One ole timer told the new employee, “One more thing to remember kid, when they blow the whistle it means it’s whistle-blowin’ time.”
More Stuff To Look Forward To (If You Want To): Those who want to seriously tell you “how hard they’ve had it”ain’t seen NOTHIN yet.
One guy said that he reads a lot about dead men’s ideas just so’s he can be sure and “not quote them”.
Insider’s info: Almost every item makes sense to someone.
Writing in his little bed-side book, this one gent penned, “You know, looking back on it now it IS depressing.” (He assured us that these are indeed his “true and honest emotions”. When it was pointed out that the instant case was now on a plural nature and that he erred in saying, “emoTIONS” instead of the singular, he went back to bed.)
Oftimes the wind blows when it’s not really going anywhere.
One fellows latest lament, “It’s almost as hard to remember what you said as it is to say what you remember.”
During his instruction, one ole man directly told his kid, “Thespians make note, anger and stupidity are the two roles which will most easily play themselves.” (A little up stage and left, one ingénue said, “I don’t get it.” Another replied, “Ah, shut up.”)
[Semi-dramatic footnote: All drama is capable of bloodshed but it will always play well out-of-town.]
(Here’s what I heard one ole sore head jump up and cry): “Fun? Fun, did you say? How can I have any fun knowing there could be other having more fun than me!”
One guy sur-musing (a combination of surmising and musing) guessed at it this way, “Wow, I’ll bet when you know it all ANYTHING can be fun.”
At the very least a Revolutionist’s “problems” should manifest “symptoms”
One guy who thought he knew it all came in for a “rude awakening” while another guy who never had such an awakening never realized he “didn’t-know- it-all” Yet another guy who thought he knew it all………..

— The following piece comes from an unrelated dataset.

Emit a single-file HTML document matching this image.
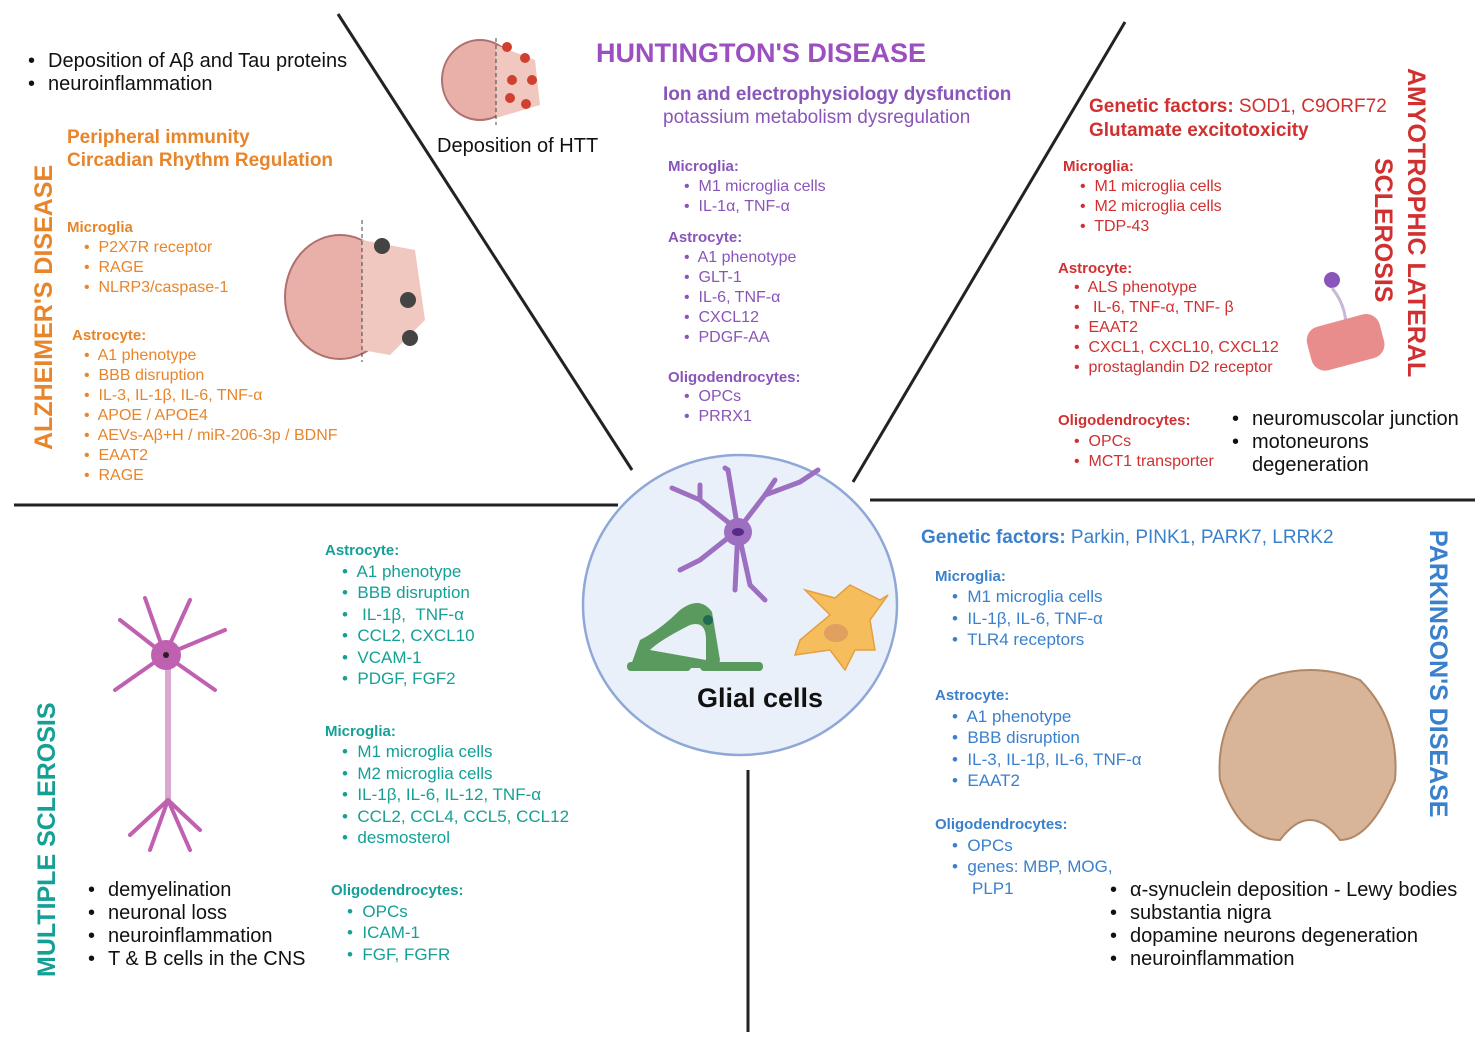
<!DOCTYPE html>
<html><head><meta charset="utf-8"><style>
html,body{margin:0;padding:0;background:#fff}
svg{display:block}
text{font-family:"Liberation Sans",sans-serif;white-space:pre}
.b{font-size:16px}
.h{font-size:15px;font-weight:bold}
.k{fill:#111;font-size:20px}
</style></head><body>
<svg width="1479" height="1046" viewBox="0 0 1479 1046" xmlns="http://www.w3.org/2000/svg" xml:space="preserve">
<rect width="1479" height="1046" fill="#fff"/>
<g stroke="#222" stroke-width="3" fill="none">
<line x1="338" y1="14" x2="632" y2="470"/>
<line x1="1125" y1="22" x2="853" y2="482"/>
<line x1="14" y1="505" x2="618" y2="505"/>
<line x1="870" y1="500" x2="1475" y2="500"/>
<line x1="748" y1="770" x2="748" y2="1032"/>
</g>
<ellipse cx="740" cy="605" rx="157" ry="150" fill="#eaf0fa" stroke="#8fa8d8" stroke-width="2.5"/>
<g stroke="#9c6fc0" stroke-width="5" stroke-linecap="round" fill="none">
<path d="M738 530 L700 500 L672 488"/><path d="M738 530 L728 470 L725 468"/><path d="M738 530 L765 495 L800 482 L818 470"/><path d="M738 530 L700 560 L680 570"/><path d="M738 530 L750 585 L765 600"/><path d="M738 530 L735 590"/><path d="M700 500 L700 485"/><path d="M765 495 L775 480"/>
</g>
<circle cx="738" cy="532" r="14" fill="#9c6fc0"/><ellipse cx="738" cy="532" rx="6" ry="4" fill="#5a2a88"/>
<path d="M630 668 L640 640 Q660 630 680 610 Q700 595 712 612 L720 660 L718 668 Z" fill="#5a9a5e"/>
<path d="M650 650 Q660 640 690 625 Q706 620 706 640 L706 660 Z" fill="#eaf0fa"/>
<rect x="627" y="662" width="64" height="9" rx="4" fill="#5a9a5e"/>
<rect x="700" y="662" width="63" height="9" rx="4" fill="#5a9a5e"/>
<circle cx="708" cy="620" r="5" fill="#1f6a50"/>
<path d="M800 640 L830 615 L805 590 L835 598 L850 585 L880 600 L888 595 L870 620 L875 650 L855 650 L845 670 L830 650 L795 655 Z" fill="#f6bd5c" stroke="#e3a040" stroke-width="1.5"/>
<ellipse cx="836" cy="633" rx="12" ry="9" fill="#e0a060"/>
<text x="760" y="707" text-anchor="middle" style="font-size:27px;font-weight:bold" fill="#111">Glial cells</text>

<text class="k" x="28" y="67">•</text><text class="k" x="48" y="67">Deposition of Aβ and Tau proteins</text>
<text class="k" x="28" y="90">•</text><text class="k" x="48" y="90">neuroinflammation</text>
<g fill="#e8852a">
<text x="67" y="143" style="font-size:19px;font-weight:bold">Peripheral immunity</text>
<text x="67" y="166" style="font-size:19px;font-weight:bold">Circadian Rhythm Regulation</text>
<text class="h" x="67" y="232">Microglia</text>
<text class="b" x="84" y="252">•  P2X7R receptor</text>
<text class="b" x="84" y="272">•  RAGE</text>
<text class="b" x="84" y="292">•  NLRP3/caspase-1</text>
<text class="h" x="72" y="340">Astrocyte:</text>
<text class="b" x="84" y="360">•  A1 phenotype</text>
<text class="b" x="84" y="380">•  BBB disruption</text>
<text class="b" x="84" y="400">•  IL-3, IL-1β, IL-6, TNF-α</text>
<text class="b" x="84" y="420">•  APOE / APOE4</text>
<text class="b" x="84" y="440">•  AEVs-Aβ+H / miR-206-3p / BDNF</text>
<text class="b" x="84" y="460">•  EAAT2</text>
<text class="b" x="84" y="480">•  RAGE</text>
<text transform="translate(52,450) rotate(-90)" style="font-size:25px;font-weight:bold">ALZHEIMER'S DISEASE</text>
</g>
<ellipse cx="340" cy="297" rx="55" ry="62" fill="#e8b0a8" stroke="#b07070" stroke-width="2"/>
<path d="M362 240 L415 250 L425 320 L390 355 L362 350 Z" fill="#f0c8c0"/>
<line x1="362" y1="220" x2="362" y2="362" stroke="#444" stroke-dasharray="4 3"/>
<circle cx="382" cy="246" r="8" fill="#444"/><circle cx="408" cy="300" r="8" fill="#444"/><circle cx="410" cy="338" r="8" fill="#444"/>

<ellipse cx="480" cy="80" rx="38" ry="40" fill="#e8b0a8" stroke="#b07070" stroke-width="2"/>
<path d="M496 45 L535 60 L540 105 L496 118 Z" fill="#f0c8c0"/>
<line x1="496" y1="38" x2="496" y2="125" stroke="#444" stroke-dasharray="4 3"/>
<g fill="#d04030"><circle cx="507" cy="47" r="5"/><circle cx="525" cy="58" r="5"/><circle cx="532" cy="80" r="5"/><circle cx="512" cy="80" r="5"/><circle cx="510" cy="98" r="5"/><circle cx="526" cy="104" r="5"/></g>
<text class="k" x="437" y="152">Deposition of HTT</text>
<g fill="#8a55b8">
<text x="596" y="62" style="font-size:27px;font-weight:bold" fill="#9b4fc0">HUNTINGTON'S DISEASE</text>
<text x="663" y="100" style="font-size:19px;font-weight:bold">Ion and electrophysiology dysfunction</text>
<text x="663" y="123" style="font-size:19px">potassium metabolism dysregulation</text>
<text class="h" x="668" y="171">Microglia:</text>
<text class="b" x="684" y="191">•  M1 microglia cells</text>
<text class="b" x="684" y="211">•  IL-1α, TNF-α</text>
<text class="h" x="668" y="242">Astrocyte:</text>
<text class="b" x="684" y="262">•  A1 phenotype</text>
<text class="b" x="684" y="282">•  GLT-1</text>
<text class="b" x="684" y="302">•  IL-6, TNF-α</text>
<text class="b" x="684" y="322">•  CXCL12</text>
<text class="b" x="684" y="342">•  PDGF-AA</text>
<text class="h" x="668" y="382">Oligodendrocytes:</text>
<text class="b" x="684" y="401">•  OPCs</text>
<text class="b" x="684" y="421">•  PRRX1</text>
</g>

<g fill="#d03030">
<text x="1089" y="112" style="font-size:19px"><tspan font-weight="bold">Genetic factors:</tspan> SOD1, C9ORF72</text>
<text x="1089" y="136" style="font-size:19px;font-weight:bold">Glutamate excitotoxicity</text>
<text class="h" x="1063" y="171">Microglia:</text>
<text class="b" x="1080" y="191">•  M1 microglia cells</text>
<text class="b" x="1080" y="211">•  M2 microglia cells</text>
<text class="b" x="1080" y="231">•  TDP-43</text>
<text class="h" x="1058" y="273">Astrocyte:</text>
<text class="b" x="1074" y="292">•  ALS phenotype</text>
<text class="b" x="1074" y="312">•   IL-6, TNF-α, TNF- β</text>
<text class="b" x="1074" y="332">•  EAAT2</text>
<text class="b" x="1074" y="352">•  CXCL1, CXCL10, CXCL12</text>
<text class="b" x="1074" y="372">•  prostaglandin D2 receptor</text>
<text class="h" x="1058" y="425">Oligodendrocytes:</text>
<text class="b" x="1074" y="446">•  OPCs</text>
<text class="b" x="1074" y="466">•  MCT1 transporter</text>
<text transform="translate(1408,68) rotate(90)" style="font-size:25px;font-weight:bold">AMYOTROPHIC LATERAL</text>
<text transform="translate(1375,158) rotate(90)" style="font-size:25px;font-weight:bold">SCLEROSIS</text>
</g>
<text class="k" x="1232" y="425">•</text><text class="k" x="1252" y="425">neuromuscolar junction</text>
<text class="k" x="1232" y="448">•</text><text class="k" x="1252" y="448">motoneurons</text>
<text class="k" x="1252" y="471">degeneration</text>
<circle cx="1332" cy="280" r="8" fill="#8a55b8"/>
<path d="M1332 288 Q1350 310 1345 340" stroke="#c9b8d8" stroke-width="3" fill="none"/>
<rect x="1308" y="320" width="75" height="45" rx="14" fill="#e88c8c" transform="rotate(-15 1345 342)"/>

<g fill="#14a096">
<text class="h" x="325" y="555">Astrocyte:</text>
<g style="font-size:17px">
<text x="342" y="577">•  A1 phenotype</text>
<text x="342" y="598">•  BBB disruption</text>
<text x="342" y="620">•   IL-1β,  TNF-α</text>
<text x="342" y="641">•  CCL2, CXCL10</text>
<text x="342" y="663">•  VCAM-1</text>
<text x="342" y="684">•  PDGF, FGF2</text>
<text x="342" y="757">•  M1 microglia cells</text>
<text x="342" y="779">•  M2 microglia cells</text>
<text x="342" y="800">•  IL-1β, IL-6, IL-12, TNF-α</text>
<text x="342" y="822">•  CCL2, CCL4, CCL5, CCL12</text>
<text x="342" y="843">•  desmosterol</text>
<text x="347" y="917">•  OPCs</text>
<text x="347" y="938">•  ICAM-1</text>
<text x="347" y="960">•  FGF, FGFR</text>
</g>
<text class="h" x="325" y="736">Microglia:</text>
<text class="h" x="331" y="895">Oligodendrocytes:</text>
<text transform="translate(55,977) rotate(-90)" style="font-size:25px;font-weight:bold">MULTIPLE SCLEROSIS</text>
</g>
<g stroke="#c060b0" stroke-width="4" fill="none" stroke-linecap="round">
<path d="M165 655 L120 620"/><path d="M165 655 L145 598"/><path d="M165 655 L190 600"/><path d="M165 655 L225 630"/><path d="M165 655 L115 690"/><path d="M165 655 L215 690"/>
<path d="M168 660 L168 800" stroke="#d8a8d0" stroke-width="6"/>
<path d="M168 800 L150 850 M168 800 L190 850 M168 800 L130 835 M168 800 L200 830"/>
</g>
<circle cx="166" cy="655" r="15" fill="#c060b0"/><circle cx="166" cy="655" r="3" fill="#222"/>
<text class="k" x="88" y="896">•</text><text class="k" x="108" y="896">demyelination</text>
<text class="k" x="88" y="919">•</text><text class="k" x="108" y="919">neuronal loss</text>
<text class="k" x="88" y="942">•</text><text class="k" x="108" y="942">neuroinflammation</text>
<text class="k" x="88" y="965">•</text><text class="k" x="108" y="965">T &amp; B cells in the CNS</text>

<g fill="#3a80cc">
<text x="921" y="543" style="font-size:19px"><tspan font-weight="bold">Genetic factors:</tspan> Parkin, PINK1, PARK7, LRRK2</text>
<text class="h" x="935" y="581">Microglia:</text>
<g style="font-size:17px">
<text x="952" y="602">•  M1 microglia cells</text>
<text x="952" y="624">•  IL-1β, IL-6, TNF-α</text>
<text x="952" y="645">•  TLR4 receptors</text>
<text x="952" y="722">•  A1 phenotype</text>
<text x="952" y="743">•  BBB disruption</text>
<text x="952" y="765">•  IL-3, IL-1β, IL-6, TNF-α</text>
<text x="952" y="786">•  EAAT2</text>
<text x="952" y="851">•  OPCs</text>
<text x="952" y="872">•  genes: MBP, MOG,</text>
<text x="972" y="894">PLP1</text>
</g>
<text class="h" x="935" y="700">Astrocyte:</text>
<text class="h" x="935" y="829">Oligodendrocytes:</text>
<text transform="translate(1430,530) rotate(90)" style="font-size:25px;font-weight:bold">PARKINSON'S DISEASE</text>
</g>
<path d="M1260 680 Q1310 660 1360 680 Q1400 720 1395 780 Q1370 840 1340 840 Q1310 800 1280 840 Q1240 840 1220 780 Q1215 720 1260 680 Z" fill="#d8b498" stroke="#b08868" stroke-width="2"/>
<text class="k" x="1110" y="896">•</text><text class="k" x="1130" y="896">α-synuclein deposition - Lewy bodies</text>
<text class="k" x="1110" y="919">•</text><text class="k" x="1130" y="919">substantia nigra</text>
<text class="k" x="1110" y="942">•</text><text class="k" x="1130" y="942">dopamine neurons degeneration</text>
<text class="k" x="1110" y="965">•</text><text class="k" x="1130" y="965">neuroinflammation</text>
</svg>
</body></html>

“Ugh”, screamed the king, “Don’t annoy me with your cries for justice. Poverty, and death are privileges available to all.” And a helpful voice from the crowd cried, “Don’t forget dumbness.”
Over in a brothel, I mean other, yes, that’s what I meant. Now over in another place was a guy who went around to several places talking to some groups of people about some stuff, and he would sometimes take out slips of paper and say that someone had written him a question about this or that, and he would then read from the letter and comment thereon. One day at one of the locations he told the crowd that there was nothing on the slips and that he’d made it all up, that no one has ever written him. The next day someone wrote him and said “it didn’t matter”.
Metaphor to all who think “metaphor” (or something else for a few others): This first guy up and announced that as far as he was concerned, his own memory was his “best friend”. A second voice said, “But you’ve got a terrible memory.” And judging from the pleased look on his face the number one guy rested his case.
Throughout the evening one man continues to insist that the band had now begun to play, in spite of the fact that he danced – “oh” how he danced.